Wednesday 23 October 2019

Michael Bliss - Harvey Cushing: A life in Surgery - Review.

It is a strange mystery why a man of such accomplishments and medical innovation in the history of neurosurgery, the American pioneer in fact, is not more well known in popular culture.
Dr. Harvey Cushing has to be one of the most fascinating, complex and astounding medical personalities in the last century.
He became the first of American medical men to be an international leader in this special field. Harvey was part of a long line of medical men, his great grandfather, grandfather and father were all competent physicians.
A Yale graduate, later attending Harvard Medical and working at John Hopkins, he paved the way, as he called "The Northwest Passage", in the area of brain tumour surgery, his OR innovations, insistence on sterile working conditions, the use of clips to prevent excessive bleeding and the diagnosis of brain tumours, were all devised and applied by him, having operated on over 2000 patients with brain tumour related illnesses during his long career.
This man takes the term "workaholic" and takes it to an entirely new level. A tireless researcher, recorder, bibliophile, surgeon and prolific writer, his drive and obsession for work and life, set the precedent for future surgeons. A truly remarkable individual.
Michael Bliss, however, is a competent biographer, revealing Cushing's genius as well as his many faults. Cushing was an irascible perfectionist with zero tolerance for any incompetence in the OR. His arrogance and caustic tongue became the stuff of legend; interestingly, as Bliss implies, his personality has become almost a stereotype for the brilliant surgeon, egotistic, sarcastic with no patience for mistakes while in surgery.
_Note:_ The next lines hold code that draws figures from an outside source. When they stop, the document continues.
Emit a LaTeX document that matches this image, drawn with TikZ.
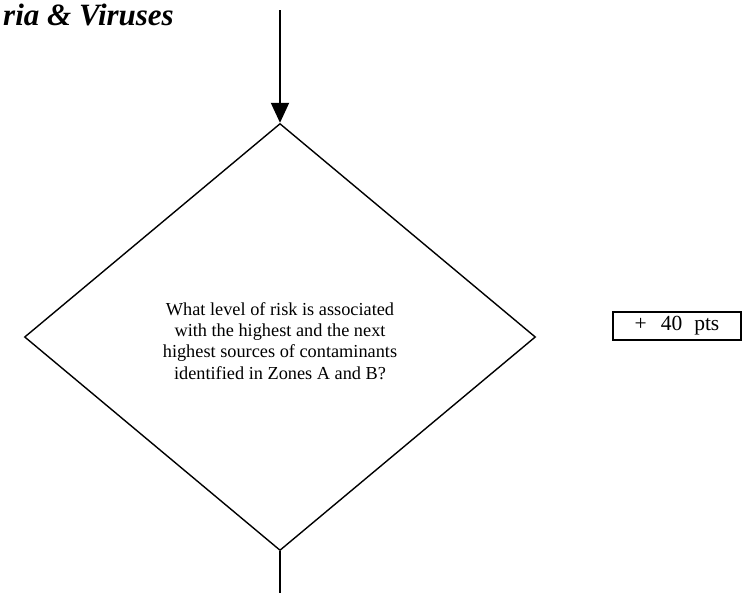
\documentclass[tikz,border=0pt]{standalone}
\usepackage{fontspec}
\setmainfont{Liberation Serif}
\usetikzlibrary{shapes.geometric,arrows.meta}
\tikzset{
  decision/.style={draw, line width=1.4pt, shape=diamond, minimum width=511pt, minimum height=427pt, inner sep=0pt},
  qtext/.style={align=center, inner sep=0pt, font=\fontsize{18.3}{21.2}\selectfont},
  ptsbox/.style={draw, line width=2.7pt, minimum width=128pt, minimum height=28pt, inner sep=0pt, font=\fontsize{21.5}{25}\selectfont},
  titletext/.style={font=\fontsize{31}{36}\selectfont\bfseries\itshape, inner sep=0pt},
  flowarrow/.style={line width=2pt, -{Triangle[length=20pt, width=18pt]}},
  flowline/.style={line width=1.6pt}
}
\begin{document}
\begin{tikzpicture}[x=1pt,y=-1pt]
\useasboundingbox (0,0) rectangle (750,597);
\node[titletext, anchor=base east] (title) at (174,25) {ria \& Viruses};
\node[decision] (q) at (280,337) {};
\node[qtext] (qt) at (280,341) {What level of risk is associated\\with the highest and the next\\highest sources of contaminants\\identified in Zones A and B?};
\node[ptsbox] (pts) at (677,326) {+\hspace{14pt}40\hspace{12pt}pts};
\coordinate (in) at (280,10);
\coordinate (out) at (280,593);
\draw[flowarrow] (in) -- (q.north);
\draw[flowline] (q.south) -- (out);
\end{tikzpicture}
\end{document}
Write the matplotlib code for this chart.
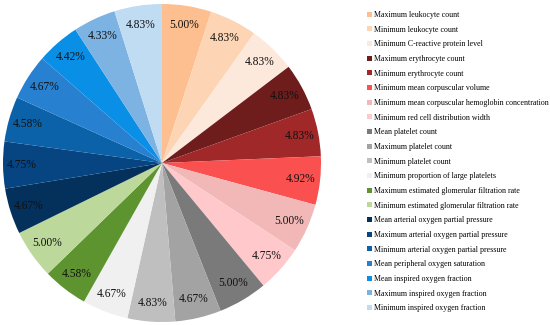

He was a difficult man to work with and for, however, his care for his patients took priority over all other actions.
Ambitious and single-minded with an insatiable appetite for knowledge, Cushing pioneered brain surgery, writing volumes of medical articles and essays, countless lectures, and even a Pulitzer Prize winning two-volume biography on his mentor and world renowned physician, William Osler.
There are numerous anecdotes in this fine biography, but the one that really stands out is Cushing's first experience with a patient who dies in front of his eyes.
A young student at Harvard, he managed to get invited to assist with `etherizing' patients for surgery. Weeks pass and everything is moving along fine until one evening he administers the ether to a young woman under-going an operation for a strangulated hernia, whose chances for survival are next to nil.
The patient dies before the operation commences minutes after Cushing etherizes her. This of course devastated the young medical student, who walked the streets of Boston deciding to quit the profession. When he returned and told his teacher of his intent, he berated the boy, calling him "a damned fool" and to "buck-up", for they had work to do. He continued on, of course, but remembered this incident over thirty years later.
As any good critical biography should be, it is written with erudition, (explaining medical terms and procedures for the laymen) as well as presenting as a riveting narrative- this is an entertaining and inspiring work of an astonishing individual in American medical history.